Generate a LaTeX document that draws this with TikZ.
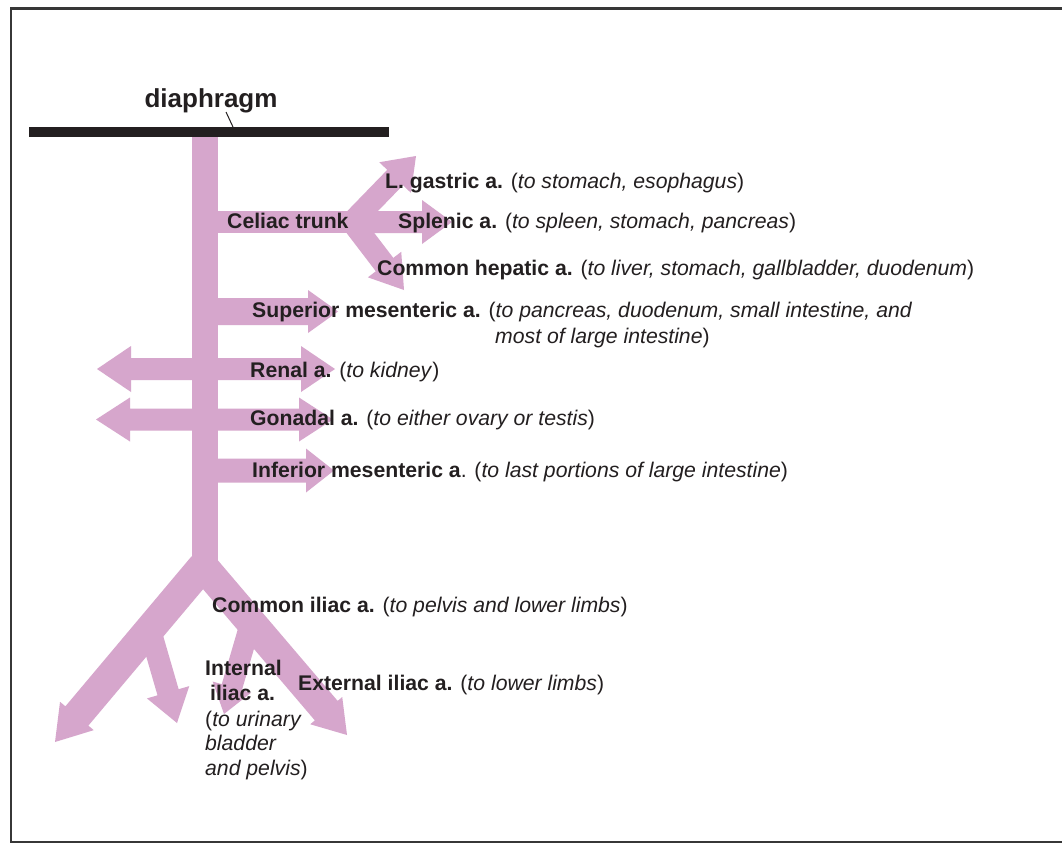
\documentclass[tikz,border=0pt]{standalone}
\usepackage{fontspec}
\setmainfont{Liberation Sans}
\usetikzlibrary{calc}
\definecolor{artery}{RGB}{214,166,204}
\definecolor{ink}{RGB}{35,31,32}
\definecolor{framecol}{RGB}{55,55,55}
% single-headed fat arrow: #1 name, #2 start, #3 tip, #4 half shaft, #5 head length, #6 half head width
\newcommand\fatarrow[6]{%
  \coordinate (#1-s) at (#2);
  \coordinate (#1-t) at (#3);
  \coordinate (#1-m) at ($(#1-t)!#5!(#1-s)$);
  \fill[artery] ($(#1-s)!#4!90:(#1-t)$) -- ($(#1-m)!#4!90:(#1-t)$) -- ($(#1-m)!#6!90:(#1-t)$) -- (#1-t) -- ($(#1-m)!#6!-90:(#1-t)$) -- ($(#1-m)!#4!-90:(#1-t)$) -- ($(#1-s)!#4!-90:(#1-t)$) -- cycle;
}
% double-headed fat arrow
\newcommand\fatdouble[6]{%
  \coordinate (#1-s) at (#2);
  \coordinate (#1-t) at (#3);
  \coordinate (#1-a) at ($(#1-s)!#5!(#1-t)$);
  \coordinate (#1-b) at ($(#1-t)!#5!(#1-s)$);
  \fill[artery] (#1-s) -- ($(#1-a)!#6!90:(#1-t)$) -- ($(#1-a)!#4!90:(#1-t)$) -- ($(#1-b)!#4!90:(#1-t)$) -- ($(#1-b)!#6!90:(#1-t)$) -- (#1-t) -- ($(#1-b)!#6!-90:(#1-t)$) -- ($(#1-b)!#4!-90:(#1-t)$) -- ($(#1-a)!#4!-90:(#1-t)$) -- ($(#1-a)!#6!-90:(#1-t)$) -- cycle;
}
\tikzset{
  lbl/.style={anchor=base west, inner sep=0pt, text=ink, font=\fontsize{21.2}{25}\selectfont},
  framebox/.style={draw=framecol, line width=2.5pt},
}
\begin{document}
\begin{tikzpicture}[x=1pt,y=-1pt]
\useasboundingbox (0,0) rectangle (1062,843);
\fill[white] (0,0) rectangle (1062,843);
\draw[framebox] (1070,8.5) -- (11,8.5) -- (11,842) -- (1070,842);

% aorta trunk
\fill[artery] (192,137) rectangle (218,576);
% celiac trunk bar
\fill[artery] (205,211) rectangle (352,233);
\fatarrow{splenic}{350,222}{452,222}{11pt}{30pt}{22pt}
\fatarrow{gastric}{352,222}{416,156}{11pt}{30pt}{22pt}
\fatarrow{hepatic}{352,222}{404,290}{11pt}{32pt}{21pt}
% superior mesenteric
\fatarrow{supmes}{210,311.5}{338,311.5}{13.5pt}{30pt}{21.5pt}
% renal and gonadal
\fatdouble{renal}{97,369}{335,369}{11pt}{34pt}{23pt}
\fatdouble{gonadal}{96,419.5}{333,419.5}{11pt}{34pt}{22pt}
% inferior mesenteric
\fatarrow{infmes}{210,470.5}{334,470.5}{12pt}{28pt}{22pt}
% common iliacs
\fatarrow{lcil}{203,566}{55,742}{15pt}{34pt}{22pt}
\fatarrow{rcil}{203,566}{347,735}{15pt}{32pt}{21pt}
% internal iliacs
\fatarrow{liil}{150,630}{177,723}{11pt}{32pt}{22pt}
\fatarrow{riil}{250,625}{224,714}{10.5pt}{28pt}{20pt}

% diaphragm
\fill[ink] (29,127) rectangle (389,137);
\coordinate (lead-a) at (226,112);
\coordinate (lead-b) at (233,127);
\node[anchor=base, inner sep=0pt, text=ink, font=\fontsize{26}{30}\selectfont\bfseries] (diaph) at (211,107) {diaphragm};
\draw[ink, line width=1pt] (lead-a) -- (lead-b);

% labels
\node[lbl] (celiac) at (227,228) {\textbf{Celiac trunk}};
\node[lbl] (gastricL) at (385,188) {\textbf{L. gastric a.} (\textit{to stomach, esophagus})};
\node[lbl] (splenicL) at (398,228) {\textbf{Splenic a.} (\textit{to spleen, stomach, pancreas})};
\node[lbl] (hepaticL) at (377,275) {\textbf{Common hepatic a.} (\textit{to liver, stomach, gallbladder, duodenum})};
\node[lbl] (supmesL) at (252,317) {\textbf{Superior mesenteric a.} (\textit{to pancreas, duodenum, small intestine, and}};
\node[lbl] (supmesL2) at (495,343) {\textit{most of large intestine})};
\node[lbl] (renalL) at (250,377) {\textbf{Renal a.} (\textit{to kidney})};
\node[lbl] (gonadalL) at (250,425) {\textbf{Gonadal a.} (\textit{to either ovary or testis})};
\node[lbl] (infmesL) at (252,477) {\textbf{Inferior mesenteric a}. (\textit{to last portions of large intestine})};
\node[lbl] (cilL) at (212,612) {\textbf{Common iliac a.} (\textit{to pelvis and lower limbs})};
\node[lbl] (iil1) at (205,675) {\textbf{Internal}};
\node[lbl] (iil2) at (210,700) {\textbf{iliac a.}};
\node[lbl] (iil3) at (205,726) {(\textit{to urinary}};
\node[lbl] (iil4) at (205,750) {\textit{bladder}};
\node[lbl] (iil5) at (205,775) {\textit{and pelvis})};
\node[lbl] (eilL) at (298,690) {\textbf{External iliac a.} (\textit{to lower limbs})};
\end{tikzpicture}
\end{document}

...

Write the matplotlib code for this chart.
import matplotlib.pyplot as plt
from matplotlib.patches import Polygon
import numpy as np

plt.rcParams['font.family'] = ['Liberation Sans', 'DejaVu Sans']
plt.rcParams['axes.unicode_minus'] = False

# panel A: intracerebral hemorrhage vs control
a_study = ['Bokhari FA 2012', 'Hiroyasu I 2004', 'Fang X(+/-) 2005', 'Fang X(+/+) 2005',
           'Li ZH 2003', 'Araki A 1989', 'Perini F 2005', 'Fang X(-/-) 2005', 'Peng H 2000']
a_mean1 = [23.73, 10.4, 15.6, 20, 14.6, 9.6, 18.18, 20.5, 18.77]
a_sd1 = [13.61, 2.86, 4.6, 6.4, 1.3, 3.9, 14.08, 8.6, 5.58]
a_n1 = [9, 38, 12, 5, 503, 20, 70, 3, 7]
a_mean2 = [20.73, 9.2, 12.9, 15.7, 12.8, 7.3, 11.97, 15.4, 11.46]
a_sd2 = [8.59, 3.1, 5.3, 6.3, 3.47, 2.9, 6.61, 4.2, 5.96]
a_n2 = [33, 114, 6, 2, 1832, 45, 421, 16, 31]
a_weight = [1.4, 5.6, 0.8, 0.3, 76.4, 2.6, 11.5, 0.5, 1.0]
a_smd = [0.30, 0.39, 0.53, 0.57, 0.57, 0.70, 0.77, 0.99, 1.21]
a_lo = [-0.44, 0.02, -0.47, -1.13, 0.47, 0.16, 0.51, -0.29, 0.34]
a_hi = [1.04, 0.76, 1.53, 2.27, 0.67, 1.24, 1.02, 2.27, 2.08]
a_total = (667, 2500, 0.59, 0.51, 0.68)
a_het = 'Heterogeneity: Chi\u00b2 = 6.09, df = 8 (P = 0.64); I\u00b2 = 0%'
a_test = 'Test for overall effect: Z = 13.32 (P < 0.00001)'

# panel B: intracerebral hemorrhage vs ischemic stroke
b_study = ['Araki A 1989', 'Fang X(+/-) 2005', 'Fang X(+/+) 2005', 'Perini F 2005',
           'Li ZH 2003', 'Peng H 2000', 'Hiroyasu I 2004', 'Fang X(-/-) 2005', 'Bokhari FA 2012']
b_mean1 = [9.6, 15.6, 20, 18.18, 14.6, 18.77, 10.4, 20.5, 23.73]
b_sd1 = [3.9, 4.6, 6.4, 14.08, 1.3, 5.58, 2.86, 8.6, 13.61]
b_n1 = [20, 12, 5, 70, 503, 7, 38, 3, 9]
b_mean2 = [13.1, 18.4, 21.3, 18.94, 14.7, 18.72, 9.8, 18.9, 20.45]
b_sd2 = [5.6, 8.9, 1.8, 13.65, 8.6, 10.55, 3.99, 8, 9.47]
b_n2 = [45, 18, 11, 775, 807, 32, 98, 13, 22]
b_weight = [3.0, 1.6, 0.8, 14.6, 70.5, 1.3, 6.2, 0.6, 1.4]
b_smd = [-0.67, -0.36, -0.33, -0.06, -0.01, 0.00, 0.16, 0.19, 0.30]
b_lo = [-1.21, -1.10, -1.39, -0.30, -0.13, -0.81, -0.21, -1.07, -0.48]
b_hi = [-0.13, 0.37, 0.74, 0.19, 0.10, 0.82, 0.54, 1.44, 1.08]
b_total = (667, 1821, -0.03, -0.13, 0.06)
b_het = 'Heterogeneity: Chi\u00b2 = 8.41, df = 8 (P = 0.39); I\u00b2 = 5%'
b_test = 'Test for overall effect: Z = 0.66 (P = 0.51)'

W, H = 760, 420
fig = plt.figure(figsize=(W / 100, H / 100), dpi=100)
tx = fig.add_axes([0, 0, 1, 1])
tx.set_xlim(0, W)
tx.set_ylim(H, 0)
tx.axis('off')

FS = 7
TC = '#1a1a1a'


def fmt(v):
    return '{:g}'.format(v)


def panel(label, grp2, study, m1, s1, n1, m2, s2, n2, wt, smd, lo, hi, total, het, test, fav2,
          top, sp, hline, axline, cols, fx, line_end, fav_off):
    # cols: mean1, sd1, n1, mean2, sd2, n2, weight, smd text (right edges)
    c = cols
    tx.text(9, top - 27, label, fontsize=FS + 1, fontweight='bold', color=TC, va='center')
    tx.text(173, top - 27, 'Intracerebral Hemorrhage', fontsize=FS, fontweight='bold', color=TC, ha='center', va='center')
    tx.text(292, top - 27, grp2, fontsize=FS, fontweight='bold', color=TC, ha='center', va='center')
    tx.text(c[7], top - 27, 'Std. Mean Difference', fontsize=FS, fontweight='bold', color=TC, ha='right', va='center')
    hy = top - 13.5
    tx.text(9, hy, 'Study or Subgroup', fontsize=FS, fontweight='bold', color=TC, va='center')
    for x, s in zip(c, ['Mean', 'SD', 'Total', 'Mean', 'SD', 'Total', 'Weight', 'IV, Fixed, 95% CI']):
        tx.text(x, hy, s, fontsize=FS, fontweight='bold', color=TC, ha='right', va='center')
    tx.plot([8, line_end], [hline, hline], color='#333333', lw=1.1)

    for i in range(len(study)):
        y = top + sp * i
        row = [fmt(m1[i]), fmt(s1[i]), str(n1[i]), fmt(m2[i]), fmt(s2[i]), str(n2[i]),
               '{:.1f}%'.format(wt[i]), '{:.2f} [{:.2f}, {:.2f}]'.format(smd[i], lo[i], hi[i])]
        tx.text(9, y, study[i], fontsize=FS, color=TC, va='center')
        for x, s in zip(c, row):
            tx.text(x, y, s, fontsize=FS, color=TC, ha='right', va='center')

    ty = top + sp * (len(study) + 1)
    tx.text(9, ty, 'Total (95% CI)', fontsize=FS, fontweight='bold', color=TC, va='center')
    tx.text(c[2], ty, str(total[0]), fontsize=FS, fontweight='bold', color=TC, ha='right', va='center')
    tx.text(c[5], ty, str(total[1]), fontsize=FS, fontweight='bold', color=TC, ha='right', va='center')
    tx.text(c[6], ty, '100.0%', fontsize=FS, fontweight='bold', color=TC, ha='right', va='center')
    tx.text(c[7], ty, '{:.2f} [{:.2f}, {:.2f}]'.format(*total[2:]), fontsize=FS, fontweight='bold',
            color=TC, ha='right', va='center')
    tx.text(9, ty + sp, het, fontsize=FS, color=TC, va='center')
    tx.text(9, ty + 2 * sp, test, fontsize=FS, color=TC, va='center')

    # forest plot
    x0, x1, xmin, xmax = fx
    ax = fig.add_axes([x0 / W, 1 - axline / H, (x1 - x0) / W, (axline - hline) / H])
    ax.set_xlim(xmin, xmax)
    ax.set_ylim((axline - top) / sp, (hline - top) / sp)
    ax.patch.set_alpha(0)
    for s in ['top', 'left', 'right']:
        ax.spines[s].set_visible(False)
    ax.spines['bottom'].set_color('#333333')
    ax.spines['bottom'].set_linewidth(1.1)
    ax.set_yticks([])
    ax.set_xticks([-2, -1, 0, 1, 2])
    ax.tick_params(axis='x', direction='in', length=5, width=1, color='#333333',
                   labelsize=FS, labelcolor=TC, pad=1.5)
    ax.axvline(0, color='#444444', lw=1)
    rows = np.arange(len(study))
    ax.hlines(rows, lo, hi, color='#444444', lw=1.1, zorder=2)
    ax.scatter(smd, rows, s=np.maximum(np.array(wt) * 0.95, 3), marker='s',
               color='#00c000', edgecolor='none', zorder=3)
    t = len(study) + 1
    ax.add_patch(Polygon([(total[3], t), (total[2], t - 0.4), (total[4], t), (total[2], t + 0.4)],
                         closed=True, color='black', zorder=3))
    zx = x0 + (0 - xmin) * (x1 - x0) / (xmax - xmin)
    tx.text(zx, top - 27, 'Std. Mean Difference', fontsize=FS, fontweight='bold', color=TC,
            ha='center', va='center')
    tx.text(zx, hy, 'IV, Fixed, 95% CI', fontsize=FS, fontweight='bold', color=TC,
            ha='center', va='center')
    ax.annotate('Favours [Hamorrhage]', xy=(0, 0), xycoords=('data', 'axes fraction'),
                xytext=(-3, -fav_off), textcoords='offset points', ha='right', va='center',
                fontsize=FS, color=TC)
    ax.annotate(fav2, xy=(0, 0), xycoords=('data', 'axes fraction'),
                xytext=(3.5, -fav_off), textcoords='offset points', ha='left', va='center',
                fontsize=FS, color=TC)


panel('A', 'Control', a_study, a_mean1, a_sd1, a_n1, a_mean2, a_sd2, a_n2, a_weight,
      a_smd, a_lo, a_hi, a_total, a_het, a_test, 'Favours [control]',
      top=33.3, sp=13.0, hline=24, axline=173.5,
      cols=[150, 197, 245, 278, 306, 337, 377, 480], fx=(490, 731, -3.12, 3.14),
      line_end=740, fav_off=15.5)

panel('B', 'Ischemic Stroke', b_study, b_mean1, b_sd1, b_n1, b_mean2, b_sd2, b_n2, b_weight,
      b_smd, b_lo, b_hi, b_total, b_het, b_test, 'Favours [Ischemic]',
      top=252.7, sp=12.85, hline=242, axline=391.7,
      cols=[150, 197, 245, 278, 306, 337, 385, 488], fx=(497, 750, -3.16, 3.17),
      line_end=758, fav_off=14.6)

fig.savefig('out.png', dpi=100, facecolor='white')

| Work to complete |
Exactly and exclusively, reproduce the lines that start at the line containing "Write the matplotlib code for this chart." and end at the line containing "plt.rcParams['axes.unicode_minus'] = False", inclusive of both.

| Exercise output |
Write the matplotlib code for this chart.
import matplotlib.pyplot as plt
from matplotlib.patches import Polygon
import numpy as np

plt.rcParams['font.family'] = ['Liberation Sans', 'DejaVu Sans']
plt.rcParams['axes.unicode_minus'] = False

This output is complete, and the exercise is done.